Mais le film sombre rapidement dans une violence psychologique et graphique véritablement insoutenable. Et là se trouve ma principale réserve concernant ce film. Je suis un client très exigeant, quand il s'agit d'horreur. Il y a des choses que j'aime beaucoup dans ce genre, et d'autres que je ne supporte pas. Je suis généralement client d'un genre horrifique, lorgnant vers l'épouvante (j'affectionne tout particulièrement les films de la Hammer, et les films qui s'en inspirent), soit vers le post-horreur (de Jordan Peele à Robbert Eggers). Mais si je suis très loin d'être réticent à la violence au cinéma et à la télévision, je suis assez sensible au gore, et ne le tolère qu'à petites doses. En gros, Game of Thrones, ça va ; La Plateforme, ça va beaucoup moins.
On comprend dès lors que ma principale réserve relativement à La Plateforme dépend avant tout de ma propre capacité à supporter un certain niveau de violence. Le film est très, très, très violent. Par ailleurs, au-delà même du fait qu'il s'agisse d'un film profondément gore, son rapport à la violence me dérange. Quelques mots d'explication. Comme j'ai déjà eu l'occasion de le dire plus haut, La Plateforme est un film profondément nihiliste et misanthrope, ne laissant aucune place à l'espoir (on en reparlera quand on traitera de la fin controversée du film). Or, pour beaucoup de spectateurs, le degré d'acceptation de la violence dépend grandement de sa motivation. Un film peut être profondément violent, mais dès lors où il y a une percée de lumière, la violence devient tout de suite beaucoup plus acceptable. Si dans Game of Thrones la mort d'Oberyn Martell, très gore, a bien évidemment marqué les esprits, le spectateur avait néanmoins conscience que sa mort allait, à un moment donné, être vengée, d'une manière ou d'une autre, rendant ainsi sa mort peut être plus acceptable. Or, dans La Plateforme, la violence apparaît comme une gigantesque machine qui tourne à vide, n'ayant nul autre but que de se reproduire, indéfiniment. Ajoutez à cela un huis-clos à la lumière baveuse et cradingue, une bande-son dérangeante, et un propos philosophique désespérant sur la nature humaine, et vous obtenez un film qui déprime autant qu'il choque.

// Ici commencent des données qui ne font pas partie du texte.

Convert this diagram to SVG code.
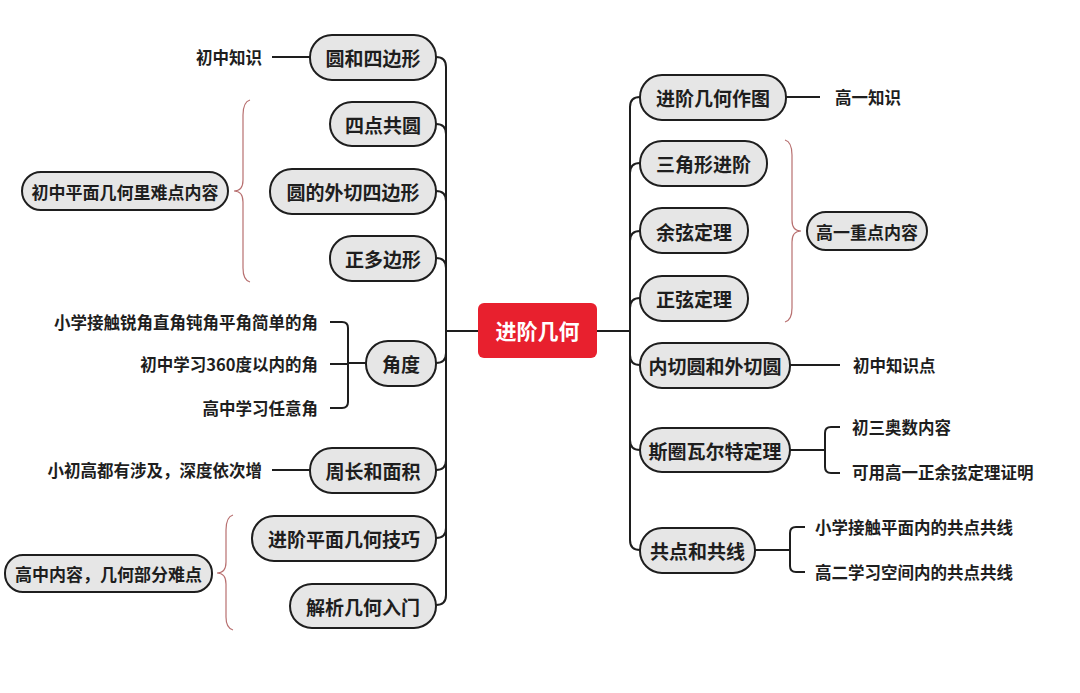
<svg xmlns="http://www.w3.org/2000/svg" width="1080" height="693" viewBox="0 0 1080 693">
<style>
.n rect{fill:#e6e6e6;stroke:#1e1e1e;stroke-width:2}
.t{font-family:"Noto Sans CJK SC","Noto Sans",sans-serif;font-weight:bold;fill:#1e1e1e;dominant-baseline:central}
.nt{font-size:19px;text-anchor:middle}
.ct{font-size:16.5px}
.c path,.c line{fill:none;stroke:#1e1e1e;stroke-width:2}
.c .b{stroke:#b87070;stroke-width:1.2}
</style>
<rect width="1080" height="693" fill="#fff"/>
<g class="c">
<line x1="446" y1="331" x2="478" y2="331"/>
<line x1="597" y1="331" x2="630" y2="331"/>
<path d="M436,57 Q446,57 446,67 V595 Q446,605 436,605"/>
<path d="M436,124 Q446,124 446,134"/>
<path d="M436,191 Q446,191 446,201"/>
<path d="M436,258 Q446,258 446,268"/>
<path d="M436,363 Q446,363 446,353"/>
<path d="M436,470 Q446,470 446,460"/>
<path d="M436,538 Q446,538 446,528"/>
<path d="M640,97 Q630,97 630,107 V540 Q630,550 640,550"/>
<path d="M640,163 Q630,163 630,173"/>
<path d="M640,231 Q630,231 630,241"/>
<path d="M640,298 Q630,298 630,308"/>
<path d="M640,365 Q630,365 630,355"/>
<path d="M640,450 Q630,450 630,440"/>
<line x1="272" y1="57" x2="310" y2="57"/>
<line x1="272" y1="470" x2="310" y2="470"/>
<line x1="348" y1="363" x2="366" y2="363"/>
<path d="M330,322 H342 Q348,322 348,328 V402 Q348,408 342,408 H330"/>
<line x1="330" y1="364" x2="348" y2="364"/>
<line x1="786" y1="97" x2="820" y2="97"/>
<line x1="790" y1="365" x2="840" y2="365"/>
<line x1="790" y1="450" x2="825" y2="450"/>
<path d="M840,427 H831 Q825,427 825,433 V467 Q825,473 831,473 H840"/>
<line x1="755" y1="550" x2="790" y2="550"/>
<path d="M805,527 H796 Q790,527 790,533 V566 Q790,572 796,572 H805"/>
<path class="b" d="M250,100 Q243,102 243,115 V180 Q243,191 234,191 Q243,191 243,202 V268 Q243,280 250,282"/>
<path class="b" d="M233,515 Q226,517 226,530 V562 Q226,573 217,573 Q226,573 226,584 V617 Q226,628 233,630"/>
<path class="b" d="M785,140 Q792,142 792,155 V220 Q792,231 801,231 Q792,231 792,242 V308 Q792,320 785,322"/>
</g>
<g id="root"><rect x="478" y="303" width="119" height="55" rx="6" fill="#e8202e"/><text class="t nt" x="537.5" y="330" style="fill:#fff;font-size:21px">进阶几何</text></g>
<g id="l1" class="n"><rect x="310" y="35" width="126" height="45" rx="22"/><text class="t nt" x="373" y="57">圆和四边形</text></g>
<g id="l2" class="n"><rect x="330" y="102" width="106" height="44" rx="22"/><text class="t nt" x="383" y="124">四点共圆</text></g>
<g id="l3" class="n"><rect x="270" y="169" width="166" height="45" rx="22"/><text class="t nt" x="353" y="191">圆的外切四边形</text></g>
<g id="l4" class="n"><rect x="330" y="236" width="106" height="45" rx="22"/><text class="t nt" x="383" y="258">正多边形</text></g>
<g id="l5" class="n"><rect x="366" y="341" width="70" height="45" rx="22"/><text class="t nt" x="401" y="363">角度</text></g>
<g id="l6" class="n"><rect x="310" y="448" width="126" height="45" rx="22"/><text class="t nt" x="373" y="470">周长和面积</text></g>
<g id="l7" class="n"><rect x="252" y="516" width="184" height="45" rx="22"/><text class="t nt" x="344" y="538">进阶平面几何技巧</text></g>
<g id="l8" class="n"><rect x="290" y="584" width="146" height="44" rx="22"/><text class="t nt" x="363" y="606">解析几何入门</text></g>
<g id="ls1" class="n"><rect x="22" y="172" width="206" height="38" rx="19"/><text class="t nt" x="125" y="191" style="font-size:17px">初中平面几何里难点内容</text></g>
<g id="ls2" class="n"><rect x="5" y="555" width="207" height="37" rx="18"/><text class="t nt" x="108.5" y="573" style="font-size:17px">高中内容，几何部分难点</text></g>
<g id="lt">
<text class="t ct" x="262" y="57" text-anchor="end">初中知识</text>
<text class="t ct" x="318" y="322" text-anchor="end">小学接触锐角直角钝角平角简单的角</text>
<text class="t ct" x="318" y="364" text-anchor="end">初中学习360度以内的角</text>
<text class="t ct" x="318" y="408" text-anchor="end">高中学习任意角</text>
<text class="t ct" x="262" y="470" text-anchor="end">小初高都有涉及，深度依次增</text>
</g>
<g id="r1" class="n"><rect x="640" y="75" width="146" height="45" rx="22"/><text class="t nt" x="713" y="97">进阶几何作图</text></g>
<g id="r2" class="n"><rect x="640" y="141" width="127" height="45" rx="22"/><text class="t nt" x="703.5" y="163">三角形进阶</text></g>
<g id="r3" class="n"><rect x="640" y="208" width="108" height="45" rx="22"/><text class="t nt" x="694" y="231">余弦定理</text></g>
<g id="r4" class="n"><rect x="640" y="276" width="108" height="45" rx="22"/><text class="t nt" x="694" y="298">正弦定理</text></g>
<g id="r5" class="n"><rect x="640" y="343" width="150" height="45" rx="22"/><text class="t nt" x="715" y="365">内切圆和外切圆</text></g>
<g id="r6" class="n"><rect x="640" y="428" width="150" height="44" rx="22"/><text class="t nt" x="715" y="450">斯圈瓦尔特定理</text></g>
<g id="r7" class="n"><rect x="640" y="528" width="115" height="45" rx="22"/><text class="t nt" x="697.5" y="550">共点和共线</text></g>
<g id="rs1" class="n"><rect x="807" y="212" width="120" height="38" rx="19"/><text class="t nt" x="867" y="231" style="font-size:17px">高一重点内容</text></g>
<g id="rt">
<text class="t ct" x="835" y="97">高一知识</text>
<text class="t ct" x="853" y="365">初中知识点</text>
<text class="t ct" x="852" y="427">初三奥数内容</text>
<text class="t ct" x="852" y="472">可用高一正余弦定理证明</text>
<text class="t ct" x="815" y="527">小学接触平面内的共点共线</text>
<text class="t ct" x="815" y="572">高二学习空间内的共点共线</text>
</g>
</svg>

Explication d'un phénomène
La Plateforme fait véritablement sensation, et n'est pas passé inaperçu. On peut s'interroger sur les raisons qui font que ce film parle autant aux abonnés de Netflix. La première raison, la plus évidente, est que nombre de spectateurs ont été interpellés par ses qualités intrinsèques. C'est un film jusqu'au-boutiste, bien éloigné tant par son approche graphique que par son propos des productions espagnoles que propose habituellement Netflix, de La Casa de Papel à Elite. Avec La Plateforme, Netflix a pris des risques, et c'est tout à son honneur. Ensuite, La Plateforme est un film sorti au bon moment. Sortir un huis-clos politique terriblement angoissant, voilà qui a une résonance particulière en cette période de confinement anxiogène. On peut parier que, sorti dans d'autres circonstances, malgré ses qualités que nous ne nions pas, le film n'aurait peut-être pas eu le même écho. S'il était sorti en même temps une adaptation du Fléau de Stephen King, excellent roman sur une pandémie particulièrement mortelle, gageons du fait que Le Fléau aurait été propulsé en phénomène sociétal.
Autre raison qui peut expliquer le succès retentissant de La Plateforme, c'est sa fin controversée. Une fin ouverte qui fait débat : la jeune fille existe-elle vraiment ? Le message a-t-il pu être livré à la surface, pour les avertir de ce qu'il se passe en bas ? Etant donné l'aspect profondément sombre, macabre et désespéré, je suis partisan de l'hypothèse la plus sombre et désespérée, que nombre d'indices relayés par cet article de nos confrères de Premiere viennent étayer : l'enfant n'existe pas, le message n'est jamais parvenu à la surface. Cette hypothèse semble en totale adéquation avec l'ambiance générale du film, sa philosophie nihiliste, renforçant son côté jusqu'au-boutiste.
Conclusion
Je peux difficilement dire que j'ai aimé La Plateforme. Voir ce film fut une véritable épreuve. Sombre et gore, il ne laisse aucun espoir, se contentant de tout ravager. Cependant, il faut lui reconnaître son intérêt : La Plateforme est un film audacieux, à l'intention intéressante, avec une mise en scène saisissante. Interdit aux moins de 18 ans, La Plateforme est un film-monstre, oeuvre noire dont la motivation cachée est dantesque : montrer que si le monstrueux naît dans une prison, c'est celle de la nature humaine. Lautréamont n'aurait pas dit mieux.